The throne was found during an excavation in the Villa of the Papyri, the private house formerly belonging to Julius Caesar's father-in-law, Lucius Calpurnius Piso Caesoninus, built on the slope of Mt Vesuvius.
The name of the villa derives from the impressive library containing thousands of scrolls of papyrus discovered buried under metres of volcanic ash after the Vesuvius erupted on August 24, AD79.
Restoration of the throne is still ongoing with restorers painstakingly trying to piece together parts of the ceremonial chair.
While other wooden objects have been dug out in nearby Pompeii, experts have never found such a significant ceremonial piece of furniture. Previously such pieces have only been observed in paintings or made of marble.

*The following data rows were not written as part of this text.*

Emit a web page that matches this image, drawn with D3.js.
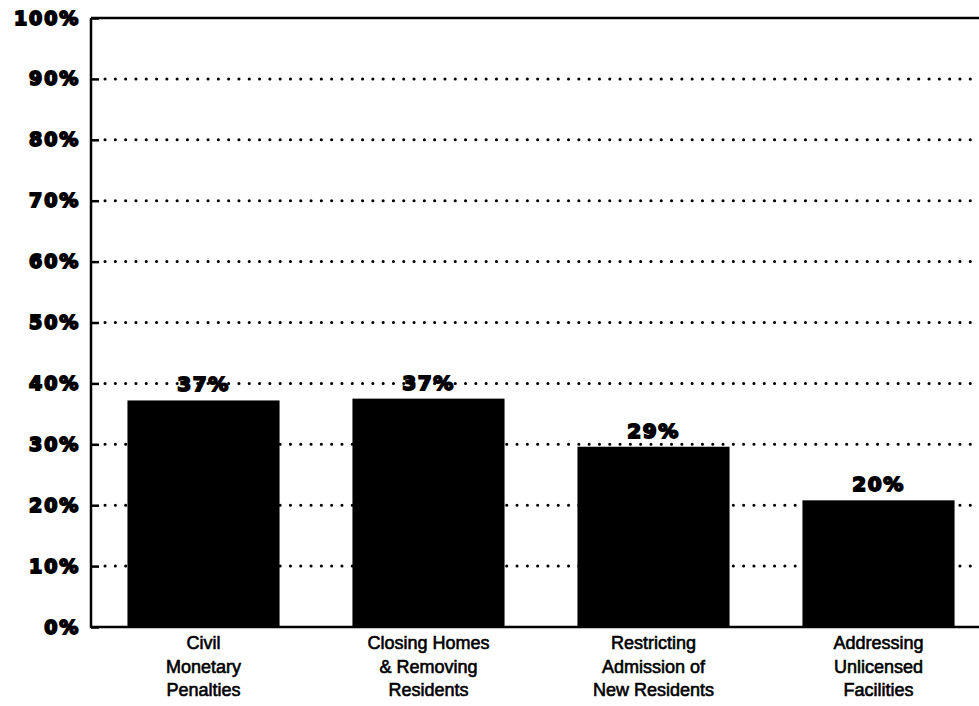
<!DOCTYPE html>
<html>
<head>
<meta charset="utf-8">
<script src="https://cdn.jsdelivr.net/npm/d3@7"></script>
<style>
  body { margin: 0; background: #fff; }
  svg { display: block; }
  .tick-y text { font-family: "DejaVu Sans", sans-serif; font-weight: bold; font-size: 19px; fill: #000; stroke: #000; stroke-width: 1.8; letter-spacing: 1.8px; }
  .barlabel { font-family: "DejaVu Sans", sans-serif; font-weight: bold; font-size: 20px; fill: #000; stroke: #000; stroke-width: 1.8; letter-spacing: 1.5px; }
  .cat { font-family: "Liberation Sans", Arial, sans-serif; font-size: 18px; fill: #000; stroke: #000; stroke-width: 0.6; }
</style>
</head>
<body>
<svg id="chart" width="979" height="706"></svg>
<script>
var categories = [
    ["Civil", "Monetary", "Penalties"],
    ["Closing Homes", "& Removing", "Residents"],
    ["Restricting", "Admission of", "New Residents"],
    ["Addressing", "Unlicensed", "Facilities"]
];
var values = [37.2, 37.5, 29.6, 20.8];
var valueLabels = ["37%", "37%", "29%", "20%"];
var yTicks = [0, 10, 20, 30, 40, 50, 60, 70, 80, 90, 100];

var svg = d3.select("#chart");
var margin = {top: 18, left: 91};
var plotBottom = 627;

var x = d3.scaleBand()
        .domain(d3.range(categories.length))
        .range([margin.left, margin.left + 900])
        .paddingInner(0.324)
        .paddingOuter(0.162);

var y = d3.scaleLinear()
        .domain([0, 100])
        .range([plotBottom, margin.top]);

// dotted gridlines
svg.append("g")
        .selectAll("line")
        .data(yTicks.filter(function (d) { return d > 0 && d < 100; }))
        .enter().append("line")
        .attr("x1", margin.left + 14)
        .attr("x2", 979)
        .attr("y1", function (d) { return y(d); })
        .attr("y2", function (d) { return y(d); })
        .attr("stroke", "#000")
        .attr("stroke-width", 3)
        .attr("stroke-linecap", "round")
        .attr("stroke-dasharray", "0.1,10.2");

// bars
svg.append("g")
        .selectAll("rect")
        .data(values)
        .enter().append("rect")
        .attr("x", function (d, i) { return x(i); })
        .attr("width", x.bandwidth())
        .attr("y", function (d) { return y(d); })
        .attr("height", function (d) { return y(0) - y(d); })
        .attr("fill", "#000");

// value labels
svg.append("g")
        .selectAll("text")
        .data(values)
        .enter().append("text")
        .attr("class", "barlabel")
        .attr("x", function (d, i) { return x(i) + x.bandwidth() / 2; })
        .attr("y", function (d) { return y(d) - 9; })
        .attr("text-anchor", "middle")
        .text(function (d, i) { return valueLabels[i]; });

// y axis
var yAxis = svg.append("g")
        .attr("class", "tick-y")
        .attr("transform", "translate(" + margin.left + ",0)")
        .call(d3.axisLeft(y).tickValues(yTicks).tickSize(-8).tickPadding(11)
                .tickFormat(function (d) { return d + "%"; }));
yAxis.select(".domain").remove();
yAxis.selectAll(".tick line").attr("stroke", "#000").attr("stroke-width", 2.5);

// frame: left, bottom, top
svg.append("line").attr("x1", margin.left).attr("x2", margin.left)
        .attr("y1", y(100)).attr("y2", y(0) + 1)
        .attr("stroke", "#000").attr("stroke-width", 2.5);
svg.append("line").attr("x1", margin.left).attr("x2", 979)
        .attr("y1", y(0)).attr("y2", y(0))
        .attr("stroke", "#000").attr("stroke-width", 2.5);
svg.append("line").attr("x1", margin.left).attr("x2", 979)
        .attr("y1", y(100)).attr("y2", y(100))
        .attr("stroke", "#000").attr("stroke-width", 2.5);

// category labels
var cat = svg.append("g")
        .selectAll("text")
        .data(categories)
        .enter().append("text")
        .attr("class", "cat")
        .attr("text-anchor", "middle")
        .attr("x", function (d, i) { return x(i) + x.bandwidth() / 2; })
        .attr("y", 649);
cat.selectAll("tspan")
        .data(function (d) { return d; })
        .enter().append("tspan")
        .attr("x", function () { return d3.select(this.parentNode).attr("x"); })
        .attr("dy", function (d, i) { return i === 0 ? 0 : 23.5; })
        .text(function (d) { return d; });
</script>
</body>
</html>
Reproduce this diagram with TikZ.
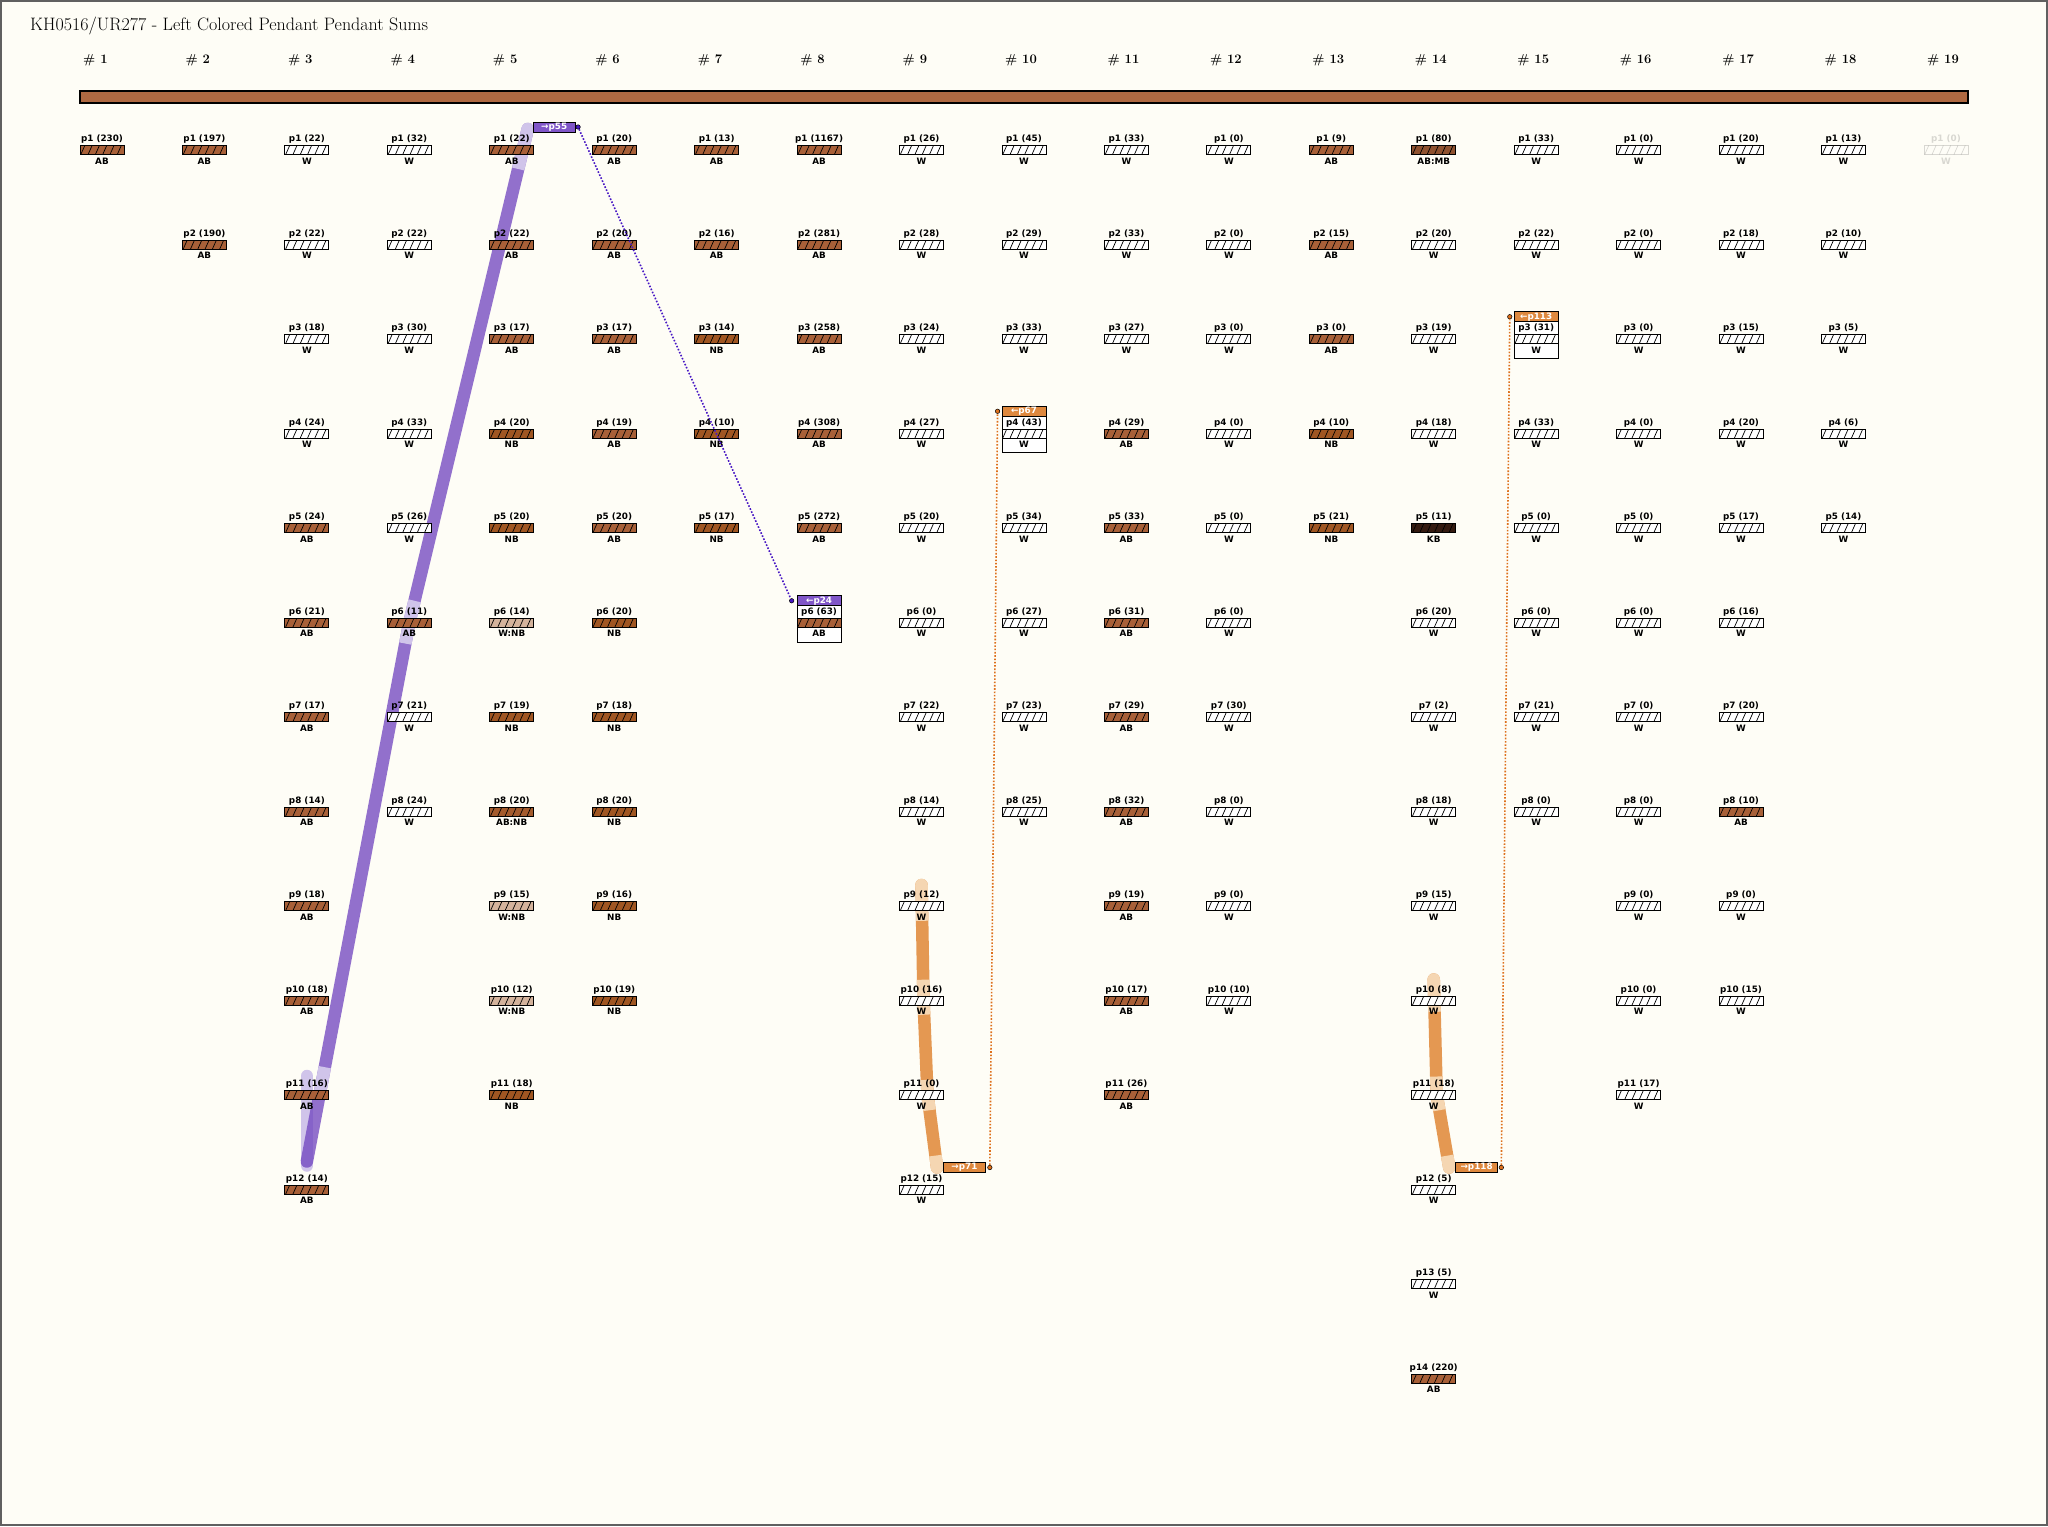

"The find of ancient wooden furniture is not an absolute novelty in Herculaneum or Pompeii. Organic materials in fact were preserved in these cities because of the peculiar way in which they were submerged by the Vesuvius volcanic mud," said the head of the dig, Maria Paola Guidobaldi. "But we have never found furniture of such a significant structure and decoration."
Little is known about how the throne would have been used but the elaborate decorations discovered on it celebrate the mysterious cult figure of Attis.
The most precious relief shows Attis, a life-death-rebirth deity, collecting a pine cone next to a sacred pine tree.